**Data**
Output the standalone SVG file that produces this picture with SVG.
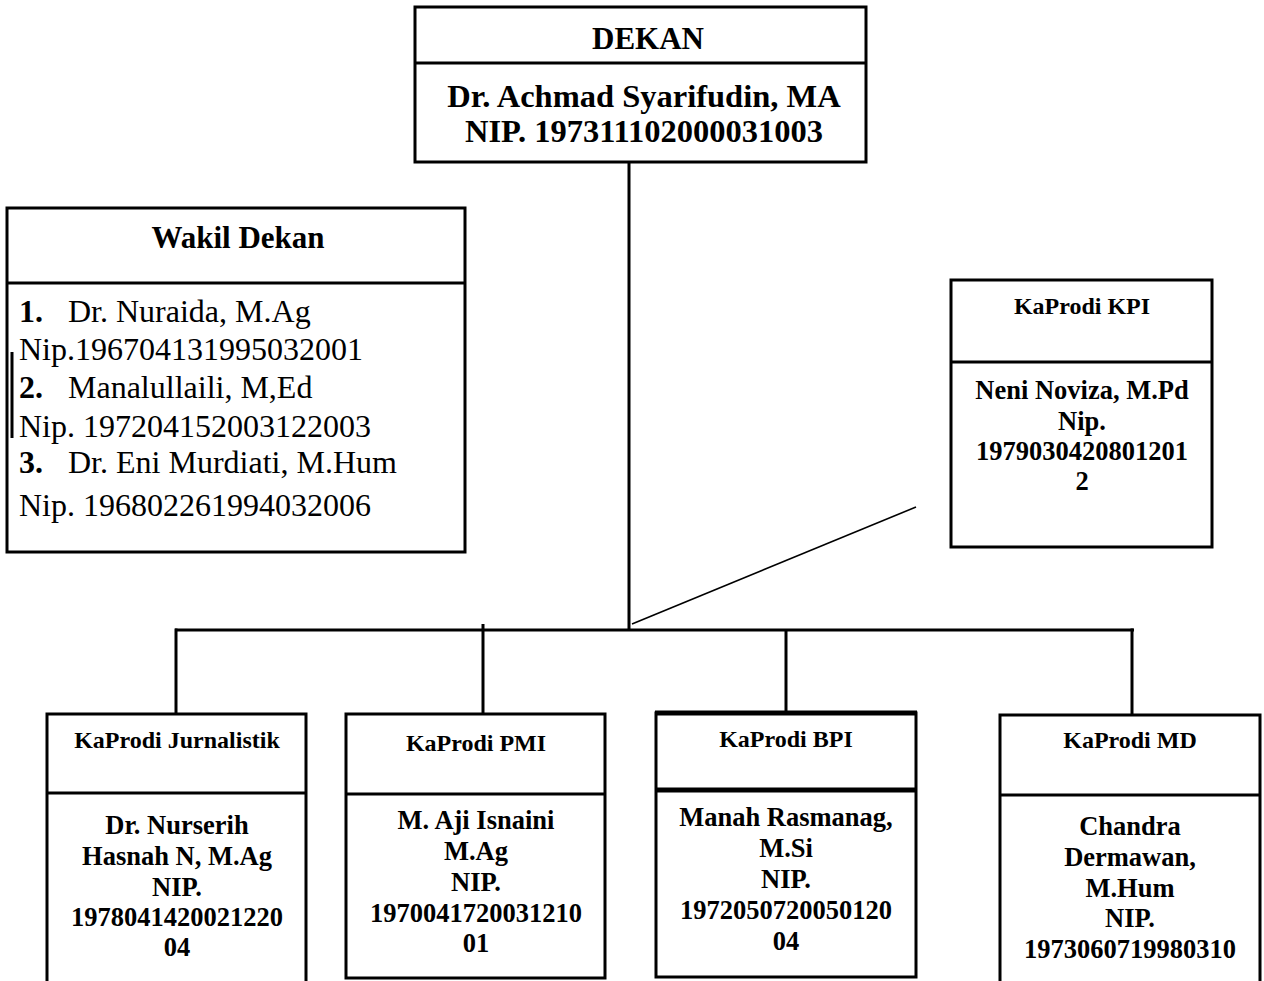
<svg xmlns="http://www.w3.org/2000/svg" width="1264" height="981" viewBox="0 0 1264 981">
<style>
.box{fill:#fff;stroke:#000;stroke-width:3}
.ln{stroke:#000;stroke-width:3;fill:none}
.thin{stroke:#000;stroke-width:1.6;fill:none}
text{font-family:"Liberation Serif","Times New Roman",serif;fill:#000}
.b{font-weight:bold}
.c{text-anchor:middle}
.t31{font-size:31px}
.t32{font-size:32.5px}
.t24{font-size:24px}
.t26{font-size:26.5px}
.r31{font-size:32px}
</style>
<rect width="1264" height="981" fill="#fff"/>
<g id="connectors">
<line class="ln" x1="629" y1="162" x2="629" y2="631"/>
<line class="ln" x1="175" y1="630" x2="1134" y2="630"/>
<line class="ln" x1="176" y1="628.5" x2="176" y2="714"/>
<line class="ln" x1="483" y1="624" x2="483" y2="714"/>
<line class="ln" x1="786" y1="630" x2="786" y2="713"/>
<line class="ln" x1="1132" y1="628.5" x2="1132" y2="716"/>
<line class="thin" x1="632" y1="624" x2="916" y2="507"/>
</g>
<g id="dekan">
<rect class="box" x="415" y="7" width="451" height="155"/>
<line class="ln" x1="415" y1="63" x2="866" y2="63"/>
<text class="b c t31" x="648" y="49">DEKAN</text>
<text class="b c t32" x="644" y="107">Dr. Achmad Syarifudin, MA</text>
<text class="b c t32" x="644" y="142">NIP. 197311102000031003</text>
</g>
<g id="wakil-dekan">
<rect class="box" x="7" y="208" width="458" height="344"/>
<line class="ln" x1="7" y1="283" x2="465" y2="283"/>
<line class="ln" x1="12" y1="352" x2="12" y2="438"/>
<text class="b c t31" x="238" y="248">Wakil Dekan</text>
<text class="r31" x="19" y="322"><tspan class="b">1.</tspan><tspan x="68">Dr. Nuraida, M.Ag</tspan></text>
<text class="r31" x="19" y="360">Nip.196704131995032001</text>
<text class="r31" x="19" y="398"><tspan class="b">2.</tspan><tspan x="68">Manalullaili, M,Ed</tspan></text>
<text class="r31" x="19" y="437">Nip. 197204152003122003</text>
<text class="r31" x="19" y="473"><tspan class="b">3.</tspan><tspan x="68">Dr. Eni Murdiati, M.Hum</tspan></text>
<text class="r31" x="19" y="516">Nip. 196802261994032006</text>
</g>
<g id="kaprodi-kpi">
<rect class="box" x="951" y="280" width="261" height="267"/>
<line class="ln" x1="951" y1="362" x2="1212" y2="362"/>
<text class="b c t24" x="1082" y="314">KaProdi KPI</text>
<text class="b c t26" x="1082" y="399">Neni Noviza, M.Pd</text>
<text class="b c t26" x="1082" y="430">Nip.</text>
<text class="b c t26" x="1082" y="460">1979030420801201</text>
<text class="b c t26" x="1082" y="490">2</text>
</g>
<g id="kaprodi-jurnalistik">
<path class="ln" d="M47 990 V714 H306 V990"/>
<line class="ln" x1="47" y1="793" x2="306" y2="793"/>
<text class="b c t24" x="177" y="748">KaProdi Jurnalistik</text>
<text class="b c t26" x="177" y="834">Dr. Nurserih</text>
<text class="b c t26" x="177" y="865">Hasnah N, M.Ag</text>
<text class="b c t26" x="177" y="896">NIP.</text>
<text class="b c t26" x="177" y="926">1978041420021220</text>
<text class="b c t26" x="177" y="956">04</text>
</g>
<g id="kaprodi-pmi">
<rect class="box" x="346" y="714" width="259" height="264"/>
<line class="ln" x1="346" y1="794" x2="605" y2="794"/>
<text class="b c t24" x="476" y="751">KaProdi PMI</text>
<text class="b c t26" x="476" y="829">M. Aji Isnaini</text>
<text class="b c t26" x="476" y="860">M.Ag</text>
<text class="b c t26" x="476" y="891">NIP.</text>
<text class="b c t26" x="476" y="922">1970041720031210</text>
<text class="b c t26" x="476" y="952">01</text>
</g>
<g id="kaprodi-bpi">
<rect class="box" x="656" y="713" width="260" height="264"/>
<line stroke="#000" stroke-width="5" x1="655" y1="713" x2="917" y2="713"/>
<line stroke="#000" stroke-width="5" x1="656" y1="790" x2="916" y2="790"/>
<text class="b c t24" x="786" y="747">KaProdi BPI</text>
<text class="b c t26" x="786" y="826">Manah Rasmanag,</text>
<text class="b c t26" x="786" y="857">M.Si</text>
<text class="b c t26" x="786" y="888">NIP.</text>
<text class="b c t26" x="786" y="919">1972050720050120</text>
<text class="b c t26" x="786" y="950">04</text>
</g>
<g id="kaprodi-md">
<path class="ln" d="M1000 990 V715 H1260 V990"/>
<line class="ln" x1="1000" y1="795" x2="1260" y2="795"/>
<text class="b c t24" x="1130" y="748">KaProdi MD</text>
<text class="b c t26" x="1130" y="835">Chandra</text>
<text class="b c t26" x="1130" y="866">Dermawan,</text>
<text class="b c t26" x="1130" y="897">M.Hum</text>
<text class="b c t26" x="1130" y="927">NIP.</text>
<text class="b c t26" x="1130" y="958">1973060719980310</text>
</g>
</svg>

**Given instruction**
Write out the material above once more, exactly as it reads, with no pictures.

**Solution to the exercise**
Output the standalone SVG file that produces this picture with SVG.
<svg xmlns="http://www.w3.org/2000/svg" width="1264" height="981" viewBox="0 0 1264 981">
<style>
.box{fill:#fff;stroke:#000;stroke-width:3}
.ln{stroke:#000;stroke-width:3;fill:none}
.thin{stroke:#000;stroke-width:1.6;fill:none}
text{font-family:"Liberation Serif","Times New Roman",serif;fill:#000}
.b{font-weight:bold}
.c{text-anchor:middle}
.t31{font-size:31px}
.t32{font-size:32.5px}
.t24{font-size:24px}
.t26{font-size:26.5px}
.r31{font-size:32px}
</style>
<rect width="1264" height="981" fill="#fff"/>
<g id="connectors">
<line class="ln" x1="629" y1="162" x2="629" y2="631"/>
<line class="ln" x1="175" y1="630" x2="1134" y2="630"/>
<line class="ln" x1="176" y1="628.5" x2="176" y2="714"/>
<line class="ln" x1="483" y1="624" x2="483" y2="714"/>
<line class="ln" x1="786" y1="630" x2="786" y2="713"/>
<line class="ln" x1="1132" y1="628.5" x2="1132" y2="716"/>
<line class="thin" x1="632" y1="624" x2="916" y2="507"/>
</g>
<g id="dekan">
<rect class="box" x="415" y="7" width="451" height="155"/>
<line class="ln" x1="415" y1="63" x2="866" y2="63"/>
<text class="b c t31" x="648" y="49">DEKAN</text>
<text class="b c t32" x="644" y="107">Dr. Achmad Syarifudin, MA</text>
<text class="b c t32" x="644" y="142">NIP. 197311102000031003</text>
</g>
<g id="wakil-dekan">
<rect class="box" x="7" y="208" width="458" height="344"/>
<line class="ln" x1="7" y1="283" x2="465" y2="283"/>
<line class="ln" x1="12" y1="352" x2="12" y2="438"/>
<text class="b c t31" x="238" y="248">Wakil Dekan</text>
<text class="r31" x="19" y="322"><tspan class="b">1.</tspan><tspan x="68">Dr. Nuraida, M.Ag</tspan></text>
<text class="r31" x="19" y="360">Nip.196704131995032001</text>
<text class="r31" x="19" y="398"><tspan class="b">2.</tspan><tspan x="68">Manalullaili, M,Ed</tspan></text>
<text class="r31" x="19" y="437">Nip. 197204152003122003</text>
<text class="r31" x="19" y="473"><tspan class="b">3.</tspan><tspan x="68">Dr. Eni Murdiati, M.Hum</tspan></text>
<text class="r31" x="19" y="516">Nip. 196802261994032006</text>
</g>
<g id="kaprodi-kpi">
<rect class="box" x="951" y="280" width="261" height="267"/>
<line class="ln" x1="951" y1="362" x2="1212" y2="362"/>
<text class="b c t24" x="1082" y="314">KaProdi KPI</text>
<text class="b c t26" x="1082" y="399">Neni Noviza, M.Pd</text>
<text class="b c t26" x="1082" y="430">Nip.</text>
<text class="b c t26" x="1082" y="460">1979030420801201</text>
<text class="b c t26" x="1082" y="490">2</text>
</g>
<g id="kaprodi-jurnalistik">
<path class="ln" d="M47 990 V714 H306 V990"/>
<line class="ln" x1="47" y1="793" x2="306" y2="793"/>
<text class="b c t24" x="177" y="748">KaProdi Jurnalistik</text>
<text class="b c t26" x="177" y="834">Dr. Nurserih</text>
<text class="b c t26" x="177" y="865">Hasnah N, M.Ag</text>
<text class="b c t26" x="177" y="896">NIP.</text>
<text class="b c t26" x="177" y="926">1978041420021220</text>
<text class="b c t26" x="177" y="956">04</text>
</g>
<g id="kaprodi-pmi">
<rect class="box" x="346" y="714" width="259" height="264"/>
<line class="ln" x1="346" y1="794" x2="605" y2="794"/>
<text class="b c t24" x="476" y="751">KaProdi PMI</text>
<text class="b c t26" x="476" y="829">M. Aji Isnaini</text>
<text class="b c t26" x="476" y="860">M.Ag</text>
<text class="b c t26" x="476" y="891">NIP.</text>
<text class="b c t26" x="476" y="922">1970041720031210</text>
<text class="b c t26" x="476" y="952">01</text>
</g>
<g id="kaprodi-bpi">
<rect class="box" x="656" y="713" width="260" height="264"/>
<line stroke="#000" stroke-width="5" x1="655" y1="713" x2="917" y2="713"/>
<line stroke="#000" stroke-width="5" x1="656" y1="790" x2="916" y2="790"/>
<text class="b c t24" x="786" y="747">KaProdi BPI</text>
<text class="b c t26" x="786" y="826">Manah Rasmanag,</text>
<text class="b c t26" x="786" y="857">M.Si</text>
<text class="b c t26" x="786" y="888">NIP.</text>
<text class="b c t26" x="786" y="919">1972050720050120</text>
<text class="b c t26" x="786" y="950">04</text>
</g>
<g id="kaprodi-md">
<path class="ln" d="M1000 990 V715 H1260 V990"/>
<line class="ln" x1="1000" y1="795" x2="1260" y2="795"/>
<text class="b c t24" x="1130" y="748">KaProdi MD</text>
<text class="b c t26" x="1130" y="835">Chandra</text>
<text class="b c t26" x="1130" y="866">Dermawan,</text>
<text class="b c t26" x="1130" y="897">M.Hum</text>
<text class="b c t26" x="1130" y="927">NIP.</text>
<text class="b c t26" x="1130" y="958">1973060719980310</text>
</g>
</svg>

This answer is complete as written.